Couple weeks ago, I started a small project to help a friend buying air tickets. My naive imagination told me that, all I need to do is to open the airline’s website, enter some query information, and keep refreshing until a ticket present. It didn’t start out well.
Tech stack
- Python 3
- Selenium
- Chrome driver
- Chrome browser
I’m new to the web crawling/scrapping area, but I have done some testing with Selenium before. I thought I could just figure out where to click, enter flight information, search, and then keep refreshing.
The problems
Soon I realized that the airline website has a mechanism to block this kind of automation. After finished coding the functionality above, I decided to run my code. The refresh time interval was set to 30 seconds. It went well for about 20 minutes. So I padded myself on the shoulder and thought everything works perfectly and went on doing some housework.

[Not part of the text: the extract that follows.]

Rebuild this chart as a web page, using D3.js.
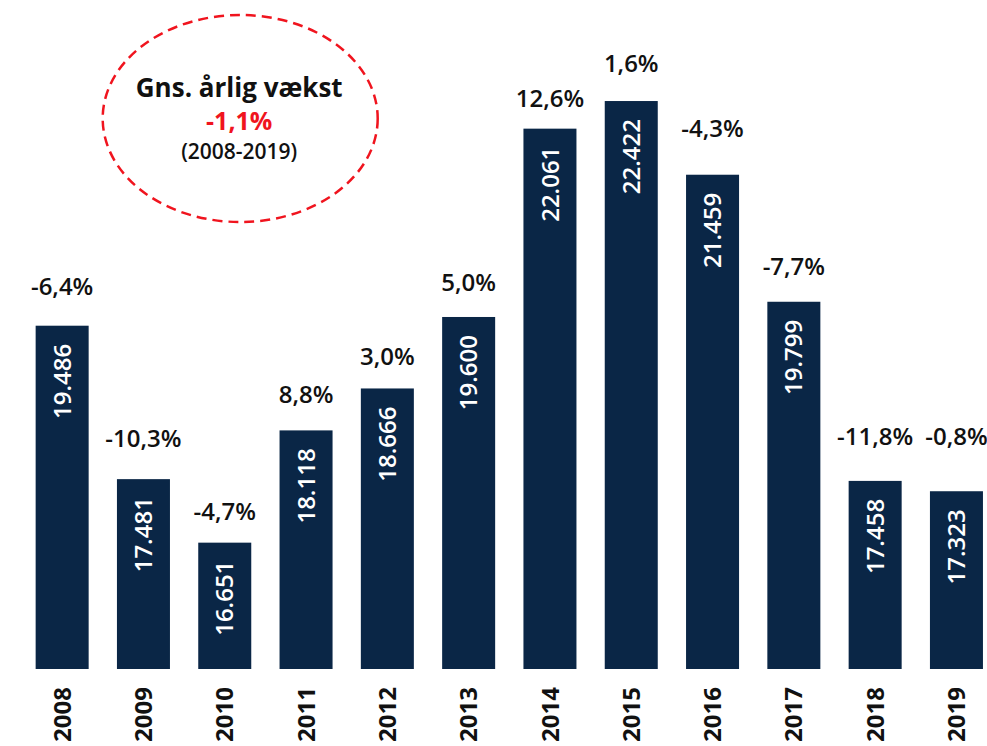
<!DOCTYPE html>
<html>
<head>
<meta charset="utf-8">
<script src="https://cdn.jsdelivr.net/npm/d3@7"></script>
<style>
  html, body { margin: 0; padding: 0; background: #fff; }
  svg { display: block; font-family: "Open Sans", "DejaVu Sans", sans-serif; }
</style>
</head>
<body>
<svg id="chart" width="987" height="746"></svg>
<script>
// ---- data ----
const years = ["2008","2009","2010","2011","2012","2013","2014","2015","2016","2017","2018","2019"];
const values = [19486, 17481, 16651, 18118, 18666, 19600, 22061, 22422, 21459, 19799, 17458, 17323];
const growthLabels = ["-6,4%","-10,3%","-4,7%","8,8%","3,0%","5,0%","12,6%","1,6%","-4,3%","-7,7%","-11,8%","-0,8%"];
const calloutLines = ["Gns. årlig vækst", "-1,1%", "(2008-2019)"];

// ---- layout (not data) ----
const pctGap = [31, 32, 23, 27, 23, 26, 22, 29, 38, 27, 36, 46];
const barColor = "#0a2646";
const red = "#f0141e";

const svg = d3.select("#chart");

const x = d3.scaleBand()
  .domain(years)
  .range([21.5, 997.1])
  .paddingInner(0.348)
  .paddingOuter(0.174);

const y = d3.scaleLinear()
  .domain([15000, 23000])
  .range([669, 56.8]);

const fmt = v => d3.format(",")(v).replace(/,/g, ".");

const g = svg.append("g");

// bars
g.selectAll("rect.bar")
  .data(values)
  .join("rect")
  .attr("class", "bar")
  .attr("x", (d, i) => x(years[i]))
  .attr("y", d => y(d))
  .attr("width", x.bandwidth())
  .attr("height", d => y.range()[0] - y(d))
  .attr("fill", barColor);

// values inside bars (rotated)
g.selectAll("text.val")
  .data(values)
  .join("text")
  .attr("class", "val")
  .attr("transform", (d, i) => `translate(${x(years[i]) + x.bandwidth() / 2},${y(d) + 18}) rotate(-90)`)
  .attr("text-anchor", "end")
  .attr("dy", "0.36em")
  .attr("fill", "#fff")
  .attr("font-size", 24)
  .attr("font-weight", 600)
  .text(d => fmt(d));

// growth labels
g.selectAll("text.pct")
  .data(values)
  .join("text")
  .attr("class", "pct")
  .attr("x", (d, i) => x(years[i]) + x.bandwidth() / 2)
  .attr("y", (d, i) => y(d) - pctGap[i])
  .attr("text-anchor", "middle")
  .attr("fill", "#111")
  .attr("font-size", 24)
  .attr("font-weight", 600)
  .text((d, i) => growthLabels[i]);

// year axis labels (rotated)
const xAxis = d3.axisBottom(x).tickSize(0).tickPadding(0);
const ax = svg.append("g").attr("transform", `translate(0,${y.range()[0]})`).call(xAxis);
ax.select(".domain").remove();
ax.selectAll(".tick text")
  .attr("transform", "translate(0,18) rotate(-90)")
  .attr("text-anchor", "end")
  .attr("x", 0)
  .attr("y", 0)
  .attr("dy", "0.36em")
  .attr("fill", "#111")
  .attr("font-size", 24)
  .attr("font-weight", 700)
  .attr("font-family", "\"Open Sans\", \"DejaVu Sans\", sans-serif");

// callout ellipse
const cx = 240.2, cy = 118.5;
svg.append("ellipse")
  .attr("cx", cx).attr("cy", cy)
  .attr("rx", 137.5).attr("ry", 103.5)
  .attr("fill", "none")
  .attr("stroke", red)
  .attr("stroke-width", 2.5)
  .attr("stroke-dasharray", "10,6");

svg.append("text")
  .attr("x", cx - 1).attr("y", 97)
  .attr("text-anchor", "middle")
  .attr("fill", "#111")
  .attr("font-size", 26)
  .attr("font-weight", 700)
  .text(calloutLines[0]);

svg.append("text")
  .attr("x", cx - 1).attr("y", 130)
  .attr("text-anchor", "middle")
  .attr("fill", red)
  .attr("font-size", 25)
  .attr("font-weight", 700)
  .text(calloutLines[1]);

svg.append("text")
  .attr("x", cx - 1).attr("y", 159)
  .attr("text-anchor", "middle")
  .attr("fill", "#111")
  .attr("font-size", 21)
  .attr("font-weight", 600)
  .text(calloutLines[2]);
</script>
</body>
</html>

An hour later, I came back and see a Google reCAPTCHA screen. Okay, the airline website knew that I was using a bot to refresh for a new airline ticket. I added some random sleep time on top of my 30-second refresh interval. After another 10 minutes or so, my IP address is blocked. 😶
Solution
The first thing I could think of is using a VPN. So I bought a VPN service so that I could continue my development of the bot. That helped temporarily solved the blocked IP address issue.
Next, I have to solve the Google reCAPTCHA problem, there are 2 ways to go. One is the use some sort of AI library to break it. It’s rather difficult going this route because Google reCAPTCHA is very sophisticated and hard to get by(Otherwise, they’d be out of business already😂). That left me to the second option, fake a user agent header, which is my only alternative for now. A user agent header is a piece of information in your browser send through HTTP/HTTPS request. It contains information of what browser you’re using and what operating system you’re on. The basic principle is to randomly generate a new identity of my browser and trick Google reCAPTCHA that it’s a different device. I found this perfect library called fake-useragent that does the exact thing for me, and it works!
After that, the rest is just code to enter flight information and search. Most of the code can be reused for UI testing and web crawling. So I decided to make part of it open source. Here I started the PyWebTest project.
https://github.com/lokarithm/PyWebTest
Cheers,
Lok